Dear Cryosparc developers,
it is common for helical assemblies to show a great diversity of symmetry within the same dataset. Currently, the way to improve the picking is to generate projections of an already obtained map, run filament tracer, and repeat for each symmetry. However this approach will tend to pick all types of tubes/filament, even if they do not match precisely the reference, and therefore an extensive cleaning is always required, with the risk of re-including different symmetries in the same subset, especially if tubes with same/close diameter have different symmetries. A good workaround would be to allow multimodel picking : by providing templates corresponding to different symmetries (either from 2D class averages that have been previously sorted, or best, from 2D projections of maps with different symmetries) as different inputs, the job would output filament traces for each of the input. This “competitive” cross-correlation would allow a much more efficient distinction between the different symmetries.

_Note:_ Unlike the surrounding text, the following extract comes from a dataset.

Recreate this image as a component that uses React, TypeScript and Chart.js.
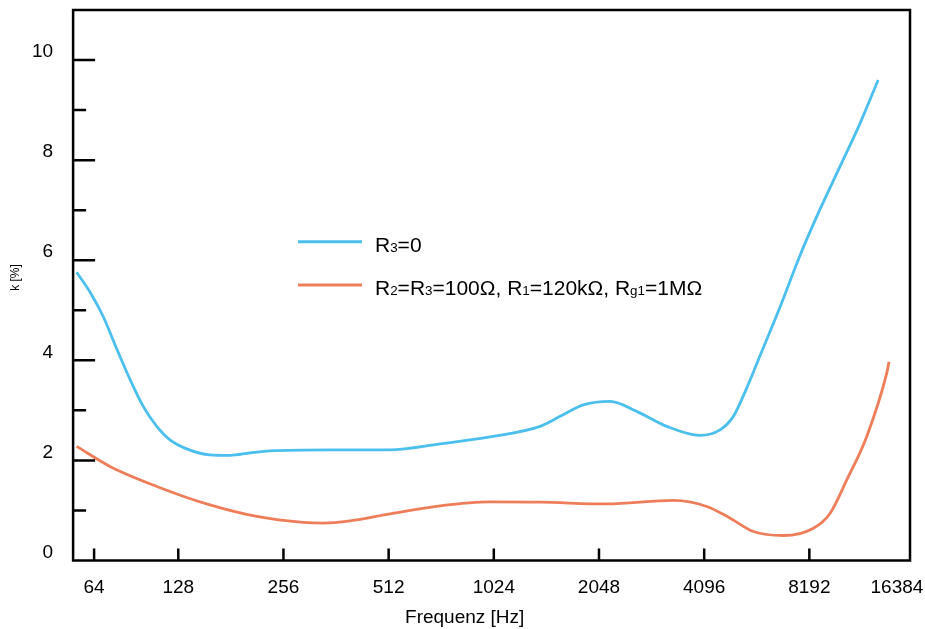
import React, { useEffect, useRef } from "react";
import { Chart, registerables } from "chart.js";

Chart.register(...registerables);

// ---- data (frequency in Hz, distortion k in %) ----
const blueFreq = [65.5, 71.6, 78.1, 85.3, 93.1, 101.6, 111.1, 121.2, 135.3, 157.8, 180.1, 205.5, 234.3, 348, 517, 718, 999, 1389, 1585, 1847, 2204, 2626, 3201, 3986, 4548, 4965, 5364, 5918, 6758, 7708, 8792, 10039, 11450, 12891];
const blueK = [5.76, 5.36, 4.87, 4.23, 3.62, 3.08, 2.68, 2.41, 2.23, 2.11, 2.1, 2.15, 2.19, 2.21, 2.21, 2.33, 2.47, 2.68, 2.88, 3.11, 3.18, 2.98, 2.68, 2.5, 2.61, 2.88, 3.37, 4.09, 5.07, 6.1, 7.02, 7.88, 8.74, 9.6];

const orangeFreq = [65.5, 81.6, 111.1, 157.8, 214.7, 291.8, 332.9, 397, 517, 718, 999, 1389, 2157, 3343, 4167, 4862, 5665, 6903, 8415, 9398, 10484, 11960, 13648, 13850];
const orangeK = [2.28, 1.88, 1.48, 1.11, 0.88, 0.76, 0.745, 0.79, 0.93, 1.09, 1.17, 1.165, 1.13, 1.2, 1.08, 0.845, 0.58, 0.5, 0.645, 0.945, 1.61, 2.48, 3.75, 3.97];

const xTickValues = [73.5, 128, 256, 512, 1024, 2048, 4096, 8192, 14590];
const xTickLabels = ["64", "128", "256", "512", "1024", "2048", "4096", "8192", "16384"];
const yMajorTicks = [0, 2, 4, 6, 8, 10];
const yMinorTicks = [1, 3, 5, 7, 9];

const xTitle = "Frequenz [Hz]";
const yTitle = "k [%]";

// legend labels: [text, isSubscript]
const legendBlue: [string, boolean][] = [["R", false], ["3", true], ["=0", false]];
const legendOrange: [string, boolean][] = [
  ["R", false], ["2", true], ["=R", false], ["3", true], ["=100Ω, R", false], ["1", true],
  ["=120kΩ, R", false], ["g1", true], ["=1MΩ", false],
];

const BLUE = "#4bbfee";
const ORANGE = "#ee7e5a";
const FONT = "'Liberation Sans', Arial, Helvetica, sans-serif";

const decorPlugin = {
  id: "decor",
  afterDatasetsDraw(chart: any) {
    const { ctx, chartArea: a, scales } = chart;
    const xs = scales.x;
    const ys = scales.y;
    ctx.save();
    ctx.strokeStyle = "#000";
    ctx.lineWidth = 2.5;
    ctx.lineCap = "butt";
    ctx.strokeRect(a.left, a.top, a.right - a.left, a.bottom - a.top);
    // inward x tick marks (last label has no mark)
    ctx.beginPath();
    xTickValues.slice(0, -1).forEach((v) => {
      const px = xs.getPixelForValue(v);
      ctx.moveTo(px, a.bottom);
      ctx.lineTo(px, a.bottom - 12);
    });
    // inward y tick marks
    yMajorTicks.filter((v) => v > 0).forEach((v) => {
      const py = ys.getPixelForValue(v);
      ctx.moveTo(a.left, py);
      ctx.lineTo(a.left + 22, py);
    });
    yMinorTicks.forEach((v) => {
      const py = ys.getPixelForValue(v);
      ctx.moveTo(a.left, py);
      ctx.lineTo(a.left + 13, py);
    });
    ctx.stroke();

    // legend
    const items: [string, [string, boolean][], number][] = [
      [chart.data.datasets[0].borderColor, legendBlue, 241.7],
      [chart.data.datasets[1].borderColor, legendOrange, 285],
    ];
    items.forEach(([color, segs, ly]) => {
      ctx.strokeStyle = color;
      ctx.lineWidth = 3;
      ctx.beginPath();
      ctx.moveTo(298, ly);
      ctx.lineTo(362, ly);
      ctx.stroke();
      let tx = 375;
      const base = ly + 10;
      ctx.fillStyle = "#000";
      ctx.textBaseline = "alphabetic";
      ctx.textAlign = "left";
      segs.forEach(([t, sub]) => {
        ctx.font = (sub ? "13.4px " : "21px ") + FONT;
        ctx.fillText(t, tx, base);
        tx += ctx.measureText(t).width;
      });
    });

    // axis titles
    ctx.fillStyle = "#000";
    ctx.font = "19px " + FONT;
    ctx.textAlign = "center";
    ctx.textBaseline = "alphabetic";
    ctx.fillText(xTitle, 464.7, 623);
    ctx.save();
    ctx.translate(16, 277.5);
    ctx.rotate(-Math.PI / 2);
    ctx.font = "12px " + FONT;
    ctx.textBaseline = "middle";
    ctx.fillText(yTitle, 0, 0);
    ctx.restore();
    ctx.restore();
  },
};

export default function App() {
  const ref = useRef<HTMLCanvasElement | null>(null);
  useEffect(() => {
    document.body.style.margin = "0";
    const canvas = ref.current;
    if (!canvas) return;
    const chart = new Chart(canvas, {
      type: "line",
      data: {
        datasets: [
          {
            label: "R3=0",
            data: blueFreq.map((f, i) => ({ x: f, y: blueK[i] })),
            borderColor: BLUE,
            borderWidth: 2.8,
            pointRadius: 0,
            fill: false,
            cubicInterpolationMode: "monotone",
          },
          {
            label: "R2=R3=100Ω, R1=120kΩ, Rg1=1MΩ",
            data: orangeFreq.map((f, i) => ({ x: f, y: orangeK[i] })),
            borderColor: ORANGE,
            borderWidth: 2.8,
            pointRadius: 0,
            fill: false,
            cubicInterpolationMode: "monotone",
          },
        ],
      },
      options: {
        responsive: false,
        animation: false,
        layout: { padding: { top: 10, right: 15, left: 0, bottom: 0 } },
        plugins: { legend: { display: false }, tooltip: { enabled: false } },
        scales: {
          x: {
            type: "logarithmic",
            min: 64,
            max: 15903,
            grid: { display: false, drawTicks: false },
            border: { display: false },
            afterBuildTicks: (scale: any) => {
              scale.ticks = xTickValues.map((v) => ({ value: v }));
            },
            afterFit: (scale: any) => {
              scale.height = 68.5;
              scale.paddingLeft = 0;
              scale.paddingRight = 0;
            },
            ticks: {
              autoSkip: false,
              maxRotation: 0,
              padding: 16,
              color: "#000",
              font: { family: FONT, size: 19 },
              callback: (_v: any, i: number) => xTickLabels[i],
            },
          },
          y: {
            type: "linear",
            min: 0,
            max: 11,
            grid: { display: false, drawTicks: false },
            border: { display: false },
            afterFit: (scale: any) => {
              scale.width = 73.1;
              scale.paddingTop = 0;
              scale.paddingBottom = 0;
            },
            afterBuildTicks: (scale: any) => {
              scale.ticks = yMajorTicks.map((v) => ({ value: v }));
            },
            ticks: {
              padding: 20,
              labelOffset: -8,
              color: "#000",
              font: { family: FONT, size: 19 },
              callback: (v: any) => String(v),
            },
          },
        },
      },
      plugins: [decorPlugin],
    });
    return () => chart.destroy();
  }, []);
  return <canvas ref={ref} width={925} height={629} style={{ display: "block" }} />;
}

To make this even more efficient, it would be possible to add parameters to ensure that filaments have a consistent assignment to one reference, to avoid for example having subsequent segments assigned to different symmetries. I ran tests, with good success, with a “running window” strategy, where in each window the assignment to a symmetry/templates was based on the majority of segments correlating best to those templates. This allow that a given filament has symmetry transitions : the result would then be that this filament is segmented in several filaments. Please do not hesitate if you want to discuss this topic more into details.
Ambroise
I must be missing something… if you’re generating templates and picking against them, why can’t you just provide multiple sets of templates at the same time?
As long as you don’t use output from the same job twice, CryoSPARC allows multiple template inputs.
Oh, does it then produce multiple outputs corresponding to each set of templates ? That would be great. Do you know if it also takes into account the particularities of helices for filament tracing as I mention (consistency/persistency of CC along filaments, etc… ) ?
That it doesn’t do, that I’m aware of.
However I’m sure @rposert will have some way of using cryosparc-tools to sort through by filament-id vs matched template.
Ok, thanks for your inputs ! So that means some scripting, yes sure it’s possible but I strongly believe that such an option would benefit many projects and could be included directly in the filament tracer job.
What do you think @mmclean ?
Dear @adesfosses,
Thank you very much for the insightful post and discussion, and thanks for patiently bearing with me. Template-specific tracing is a good suggestion, and is not done currently. Right now, the filament tracer first scores each pixel in the micrograph based on its maximum cross-correlation with any of the templates. Then, this cross-correlation “map” of the mic is traced looking for streaks of high-correlation. A more sophisticated version of the algorithm like you’re suggesting could allow for grouping templates together based on a known correspondence between templates and different species/symmetries/etc, then trace each of these cross-correlations separately, then compare these score maps and pick the best traces using some form of non-maximum suppression. Such an algorithm could construct a final set of picks where picks along the same filament are matched to the template that scored best (on average) for that filament, as you suggested.
Currently I don’t think there is a straightforward workaround to do anything similar using the filament tracer, since we don’t output the full cross-correlation score maps. But I have noted this suggestion for future developments on filament picking
Best,
Michael
Dear Michael, thanks much for noting this suggestion ! Please let me know in the future whether some tests to be run on my side (or some test data) could be useful to develop this.